The goal of this assignment is to come up with a plan for Assignment 3.
Assignment 3 is a more open-ended assignment, where you have the flexibility to pursue an OS topic or subsystem that interests you. The goal of the first part of this assignment then, is to identify roughly what you will be doing for the rest of the assignment. Unless you have made other arrangements, you should focus on working within the field of Linux device drivers.
You must submit a proposal (~1 page long), which covers:
Provide a detailed timeline of how you plan to build the system. It is really important to have intermediate milestones where some subset of functionality is completely working by date X rather than working on all functionality in parallel and finding out what works on the deadline. Give a list of 4 key milestones.
What infrastructure will you have to build to run the experiments you want to run? What hardware will you need and where will you get it? (Talk to me early if you have an experiment that needs hardware support but you don't know where to get the hardware from.)
There are many resources concerning device drivers (in addition to the actual code/documentation that came with the kernel source). For example, there is a book "Linux Device Drivers" by Rubini & Corbet. (A slightly older 2nd edition is available online at this site.I will review your proposal, and I might request a revision.
A critical source of overheads for non-transactional code in TxOS are dynamic checks in the kernel whether the current thread is in a transaction or not. In the non-transactional case, these expensive dynamic checks could be eliminated if instead we could compile two versions of the code in question.
However, we do not wish to copy-and-paste large swaths of Linux source code. Instead, we would like to use a compile-time tool to build the two versions and create two complete implementations of each system call (at least the relevant portions).
We hypothesize that a tool like CIL (C Intermediate Language) would be sufficient for this task. Step one would be to familiarize yourself with CIL, and then try to perform a compile time transformation to a single, simple system call, like getpid. From there, you could incrementally replace more complex system calls.
2) Implement speculation using the
Transactions and speculations (see Nightingale's SOSP 05 and OSDI 06 papers) are similar in that they both provide a degree of isolation to a set of work, but the guarantees are different. Moreover, a substantial portion of the implementation of this isolation in each system functionally overlaps. It would be interesting to see the amount of additional effort required to leverage the transaction implementation to provide speculation.
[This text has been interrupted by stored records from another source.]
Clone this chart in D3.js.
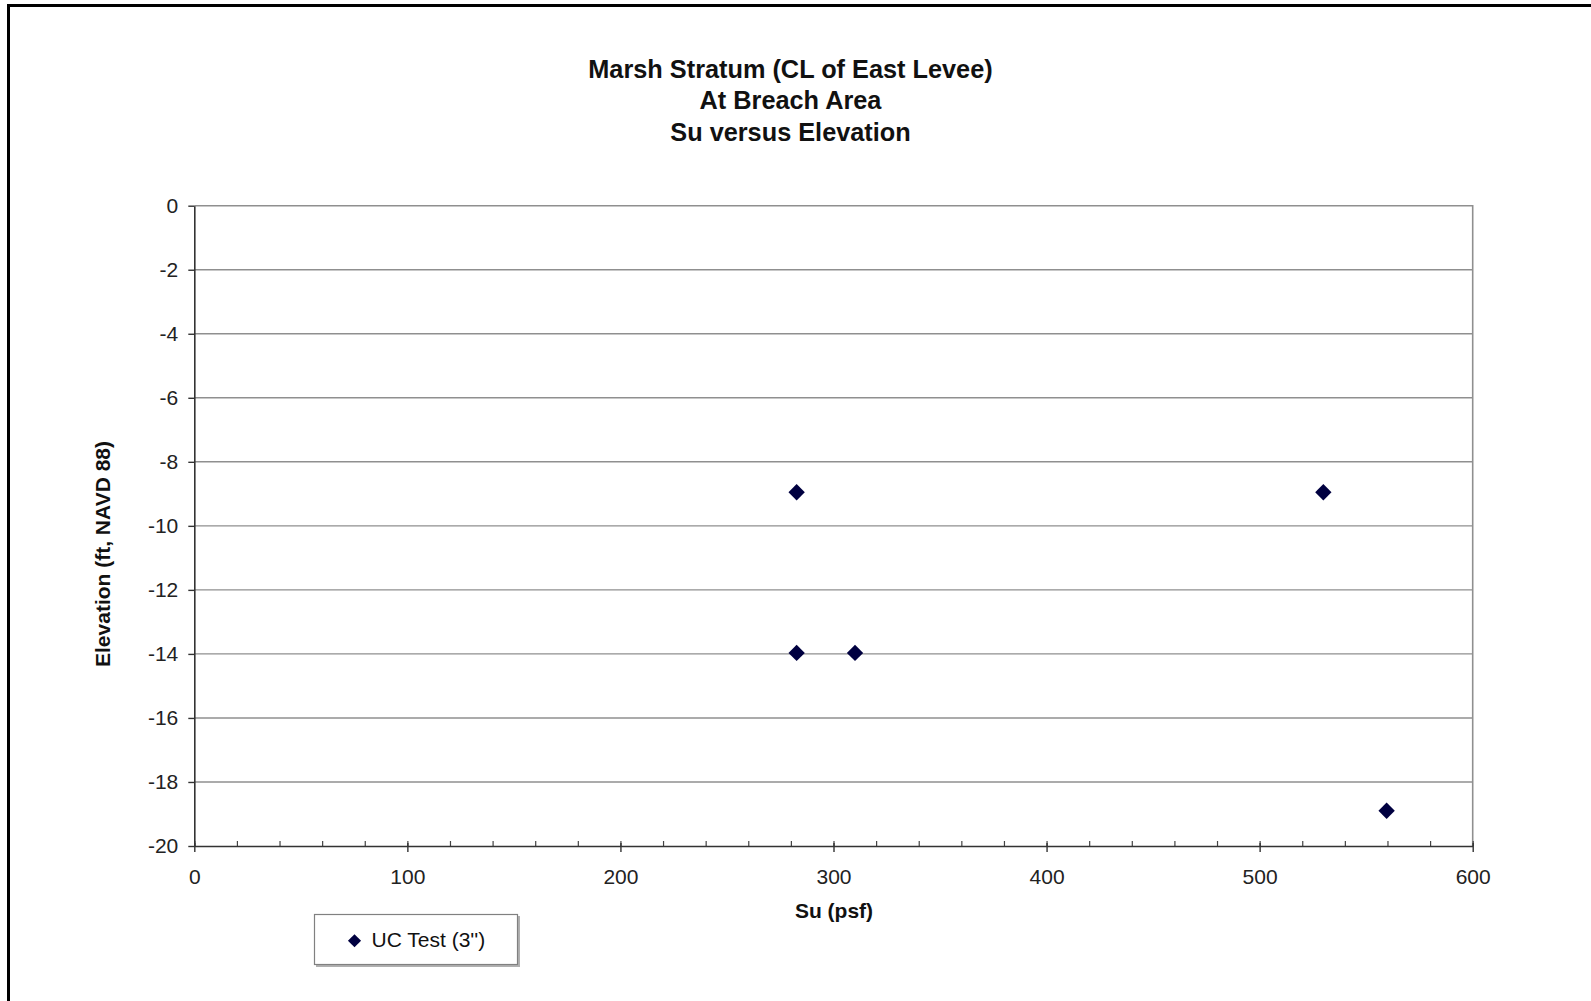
<!DOCTYPE html>
<html>
<head>
<meta charset="utf-8">
<script src="https://cdn.jsdelivr.net/npm/d3@7"></script>
<style>
  html, body { margin: 0; padding: 0; background: #fff; }
  svg { display: block; font-family: "Liberation Sans", Arial, sans-serif; }
</style>
</head>
<body>
<svg id="chart" width="1591" height="1001"></svg>
<script>
'use strict';

// chart data
var titleLines = ["Marsh Stratum (CL of East Levee)", "At Breach Area", "Su versus Elevation"];
var seriesName = "UC Test (3'')";
var suValues = [282.7, 529.9, 282.7, 310.1, 559.6];
var elevValues = [-8.95, -8.95, -13.97, -13.97, -18.9];
var xTicks = [0, 100, 200, 300, 400, 500, 600];
var xMinorTicks = d3.range(0, 601, 20);
var yTicks = [0, -2, -4, -6, -8, -10, -12, -14, -16, -18, -20];

var svg = d3.select('#chart');
var width = +svg.attr('width');
var height = +svg.attr('height');

var plot = { left: 194.3, right: 1472.7, top: 205.7, bottom: 846 };

var x = d3.scaleLinear().domain([0, 600]).range([plot.left, plot.right]);
var y = d3.scaleLinear().domain([-20, 0]).range([plot.bottom, plot.top]);

var points = suValues.map(function(v, i) { return { su: v, elev: elevValues[i] }; });

svg.append('rect')
  .attr('width', width).attr('height', height).attr('fill', '#fff');

// outer frame (right/bottom edges fall outside the picture)
svg.append('rect')
  .attr('x', 8.5).attr('y', 5.5)
  .attr('width', width + 20).attr('height', height + 20)
  .attr('fill', 'none').attr('stroke', '#000').attr('stroke-width', 3);

// title
svg.append('text')
  .attr('text-anchor', 'middle')
  .attr('font-weight', 'bold')
  .attr('font-size', 25.3)
  .attr('fill', '#111')
  .selectAll('tspan')
  .data(titleLines)
  .join('tspan')
    .attr('x', 790.5)
    .attr('y', function(d, i) { return 78 + i * 31.4; })
    .text(function(d) { return d; });

// horizontal gridlines
svg.append('g')
  .selectAll('line')
  .data(yTicks.filter(function(d) { return d !== 0 && d !== -20; }))
  .join('line')
    .attr('x1', plot.left).attr('x2', plot.right)
    .attr('y1', function(d) { return y(d); })
    .attr('y2', function(d) { return y(d); })
    .attr('stroke', '#8f8f8f').attr('stroke-width', 1.4);

// plot border (top / right)
svg.append('path')
  .attr('d', 'M' + plot.left + ',' + plot.top + 'H' + plot.right + 'V' + plot.bottom)
  .attr('fill', 'none').attr('stroke', '#8f8f8f').attr('stroke-width', 1.6);

// x axis: minor ticks inward, major ticks crossing
var xMinor = svg.append('g')
  .attr('transform', 'translate(0,' + plot.bottom + ')')
  .call(d3.axisBottom(x).tickValues(xMinorTicks).tickSize(-5).tickFormat(''));
xMinor.select('.domain').remove();
xMinor.selectAll('line').attr('stroke', '#444').attr('stroke-width', 1.2);

var xAxis = svg.append('g')
  .attr('transform', 'translate(0,' + plot.bottom + ')')
  .call(d3.axisBottom(x).tickValues(xTicks).tickSize(6).tickSizeOuter(0).tickPadding(17)
    .tickFormat(function(d) { return String(d); }));
xAxis.select('.domain').attr('stroke', '#333').attr('stroke-width', 1.6);
xAxis.selectAll('.tick line').attr('y1', -3).attr('stroke', '#333').attr('stroke-width', 1.4);
xAxis.selectAll('.tick text')
  .attr('font-size', 21).attr('fill', '#222')
  .attr('font-family', '"Liberation Sans", Arial, sans-serif');

// y axis
var yAxis = svg.append('g')
  .attr('transform', 'translate(' + plot.left + ',0)')
  .call(d3.axisLeft(y).tickValues(yTicks).tickSize(6).tickSizeOuter(0).tickPadding(10)
    .tickFormat(function(d) { return String(d); }));
yAxis.select('.domain').attr('stroke', '#333').attr('stroke-width', 1.6);
yAxis.selectAll('.tick line').attr('stroke', '#333').attr('stroke-width', 1.4);
yAxis.selectAll('.tick text')
  .attr('font-size', 21).attr('fill', '#222')
  .attr('font-family', '"Liberation Sans", Arial, sans-serif');

// axis titles
svg.append('text')
  .attr('x', 834).attr('y', 918)
  .attr('text-anchor', 'middle')
  .attr('font-weight', 'bold').attr('font-size', 21).attr('fill', '#111')
  .text('Su (psf)');

svg.append('text')
  .attr('transform', 'translate(109.5,554) rotate(-90)')
  .attr('text-anchor', 'middle')
  .attr('font-weight', 'bold').attr('font-size', 21).attr('fill', '#111')
  .text('Elevation (ft, NAVD 88)');

// points
var diamond = d3.symbol().type(d3.symbolDiamond2).size(170);
svg.append('g')
  .selectAll('path')
  .data(points)
  .join('path')
    .attr('transform', function(d) { return 'translate(' + x(d.su) + ',' + y(d.elev) + ')'; })
    .attr('d', diamond)
    .attr('fill', '#000040');

// legend
var legend = svg.append('g').attr('transform', 'translate(314.5,914.5)');
legend.append('rect')
  .attr('x', 1.5).attr('y', 1.5).attr('width', 204).attr('height', 51)
  .attr('fill', '#b0b0b0');
legend.append('rect')
  .attr('width', 203).attr('height', 50)
  .attr('fill', '#fff').attr('stroke', '#808080').attr('stroke-width', 1.2);
legend.append('path')
  .attr('transform', 'translate(40,26.3)')
  .attr('d', d3.symbol().type(d3.symbolDiamond2).size(110))
  .attr('fill', '#000040');
legend.append('text')
  .attr('x', 57).attr('y', 32.8)
  .attr('font-size', 21).attr('fill', '#111')
  .text(seriesName);
</script>
</body>
</html>
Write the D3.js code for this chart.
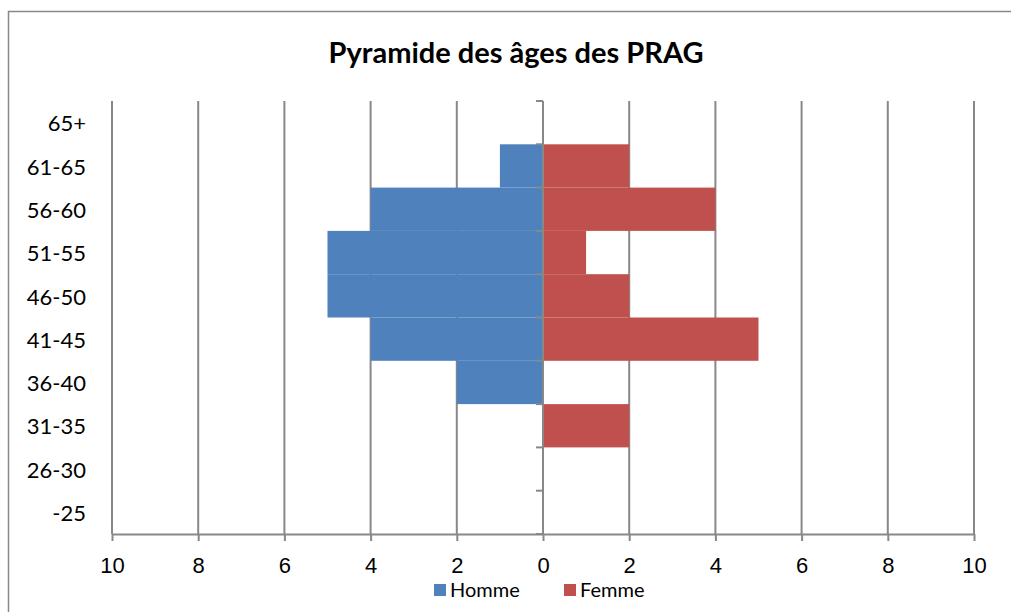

I would recommend first reproducing the results for hiding the latency of synchronous writes to a local file system, and perhaps next looking at NFS latency. It would be interesting to see if speculation could be used to hide the latency of committing durable transactions. For extra credit, find additional uses for speculation, with or without transactions.
3) Parallelize apt with transactions (probably easier).
TxOS currently provides transactional installation of single packages. Aside from the internal bookkeeping, apt installs rarely touch the same files and could likely be executed concurrently in the common case. In the uncommon case, two packages may touch the same configuration files or have a dependence that makes parallelization unsafe. The problem is that this is difficult to reason about. The safety guarantees of transactions could make this a more realistic option.
The main focus of the project would be to modify apt to use system transactions in TxOS to parallelize a large software upgrade (like a distribution upgrade). Ideally, one would understand apt well enough to leverage its internal knowledge of package dependences to make smart choices, such as scheduling dependent packages in the same process or transaction.
A likely problem may be package database structure introducing false conflicts, and this may require some straightforward modification to the dpkg bookkeeping.
For the particularly ambitious group, TxOS currently only supports flat nesting, but it might be interesting to experiment with closed nesting to commit the install as one unit but use nested transactions internally for safety. Implementing closed nesting support could be a sub-project or may become available if a group shows significant progress.
4) Large system transactions
Currently, system transactions are constrained to the size of memory. A trivial solution for large data writes would be to spill them to swap, but this will likely perform poorly. A more appealing solution might allocate free disk blocks for data and later update the file system bookkeeping. The downside to this solution is the risk of complicating the VFS interface. The goal of the project might be to explore the design tradeoffs between performance of large transactions and introducing complexity into the API.
One might begin by implementing the simple swap-based solution and then the most straightforward interface to acquiring free blocks. After measuring this, find ways to refine the performance or reduce the complexity of the interface. The project should also attempt to compare performance with database systems and BDB, which will likely do better. An interesting nugget might be the crossover point in terms of data set size where a database outperforms OS transactions.